──────── Provided data

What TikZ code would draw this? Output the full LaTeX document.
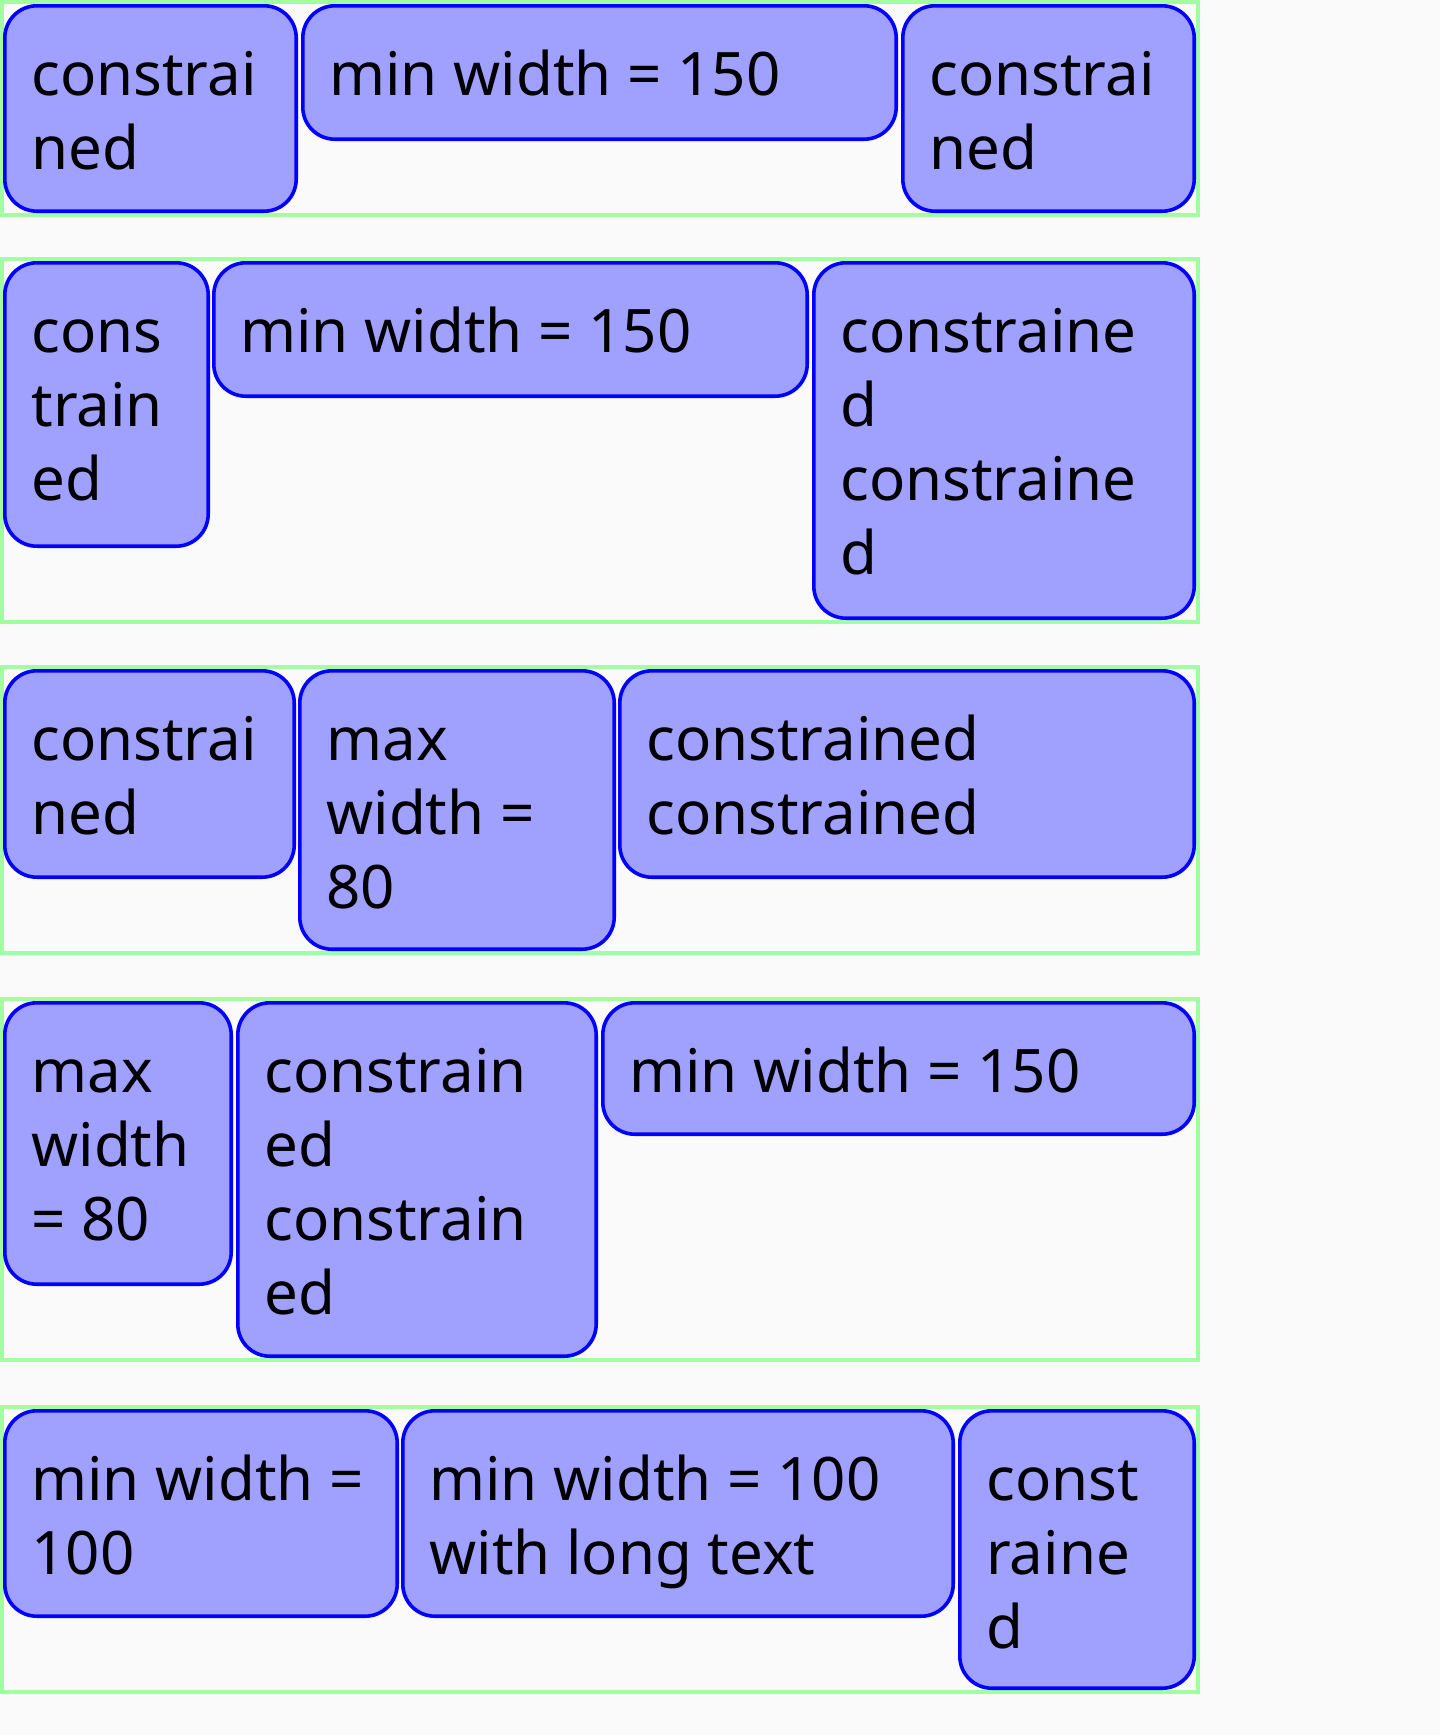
\documentclass[tikz,border=0pt]{standalone}
\usepackage{fontspec}
\setmainfont{Noto Sans}
\definecolor{page}{HTML}{FAFAFA}
\definecolor{cellfill}{HTML}{A0A0FF}
\definecolor{cellline}{HTML}{0000FF}
\definecolor{rowline}{HTML}{A0FFA0}
\tikzset{
  cellbox/.style={rectangle, draw=cellline, fill=cellfill, line width=1.8pt,
    rounded corners=16pt, inner sep=0pt, outer sep=0pt},
  rowbox/.style={rectangle, draw=rowline, line width=2.2pt, inner sep=0pt, outer sep=0pt},
  celltext/.style={anchor=base west, inner sep=0pt, text=black,
    font=\fontsize{30pt}{37pt}\selectfont},
}
% one row container: name, outer top, outer bottom (pixel units)
\newcommand\rowframe[3]{%
  \node[rowbox, minimum width={(1200-4.4)*0.5pt}, minimum height={(#3-#2-4.4)*0.5pt}]
    (#1) at (600,{(#2+#3)/2}) {};}
% one cell: name, outer left, top, right, bottom, stacked lines
\newcommand\cell[6]{%
  \node[cellbox, minimum width={(#4-#2-3.6)*0.5pt}, minimum height={(#5-#3-3.6)*0.5pt}]
    (#1) at ({(#2+#4)/2},{(#3+#5)/2}) {};
  \node[celltext] (#1-text) at ({#2+28},{#3+91}) {\vtop{#6}};}
\newcommand\tline[1]{\hbox{#1}}
\begin{document}
\begin{tikzpicture}[x=0.5pt, y=-0.5pt]
  \fill[page] (0,0) rectangle (1440,1735);
  \useasboundingbox (0,0) rectangle (1440,1735);

  % containers
  \rowframe{rowA}{0}{217}
  \rowframe{rowB}{257}{624}
  \rowframe{rowC}{665}{955}
  \rowframe{rowD}{997}{1362}
  \rowframe{rowE}{1405}{1694}

  % row A
  \cell{a1}{3}{4}{298}{213}{\tline{constrai}\tline{ned}}
  \cell{a2}{301}{4}{898}{141}{\tline{min width = 150}}
  \cell{a3}{901}{4}{1196}{213}{\tline{constrai}\tline{ned}}

  % row B
  \cell{b1}{3}{261}{210}{548}{\tline{cons}\tline{train}\tline{ed}}
  \cell{b2}{212}{261}{809}{398}{\tline{min width = 150}}
  \cell{b3}{812}{261}{1196}{620}{\tline{constraine}\tline{d}\tline{constraine}\tline{d}}

  % row C
  \cell{c1}{3}{669}{296}{879}{\tline{constrai}\tline{ned}}
  \cell{c2}{298}{669}{616}{951}{\tline{max}\tline{width =}\tline{80}}
  \cell{c3}{618}{669}{1196}{879}{\tline{constrained}\tline{constrained}}

  % row D
  \cell{d1}{3}{1001}{233}{1286}{\tline{max}\tline{width}\tline{= 80}}
  \cell{d2}{236}{1001}{598}{1358}{\tline{constrain}\tline{ed}\tline{constrain}\tline{ed}}
  \cell{d3}{601}{1001}{1196}{1136}{\tline{min width = 150}}

  % row E
  \cell{e1}{3}{1409}{399}{1618}{\tline{min width =}\tline{100}}
  \cell{e2}{401}{1409}{955}{1618}{\tline{min width = 100}\tline{with long text}}
  \cell{e3}{958}{1409}{1196}{1690}{\tline{const}\tline{raine}\tline{d}}
\end{tikzpicture}
\end{document}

────────────────

Report all lines of the data that include the word "draw".

What TikZ code would draw this? Output the full LaTeX document.
  cellbox/.style={rectangle, draw=cellline, fill=cellfill, line width=1.8pt,
  rowbox/.style={rectangle, draw=rowline, line width=2.2pt, inner sep=0pt, outer sep=0pt},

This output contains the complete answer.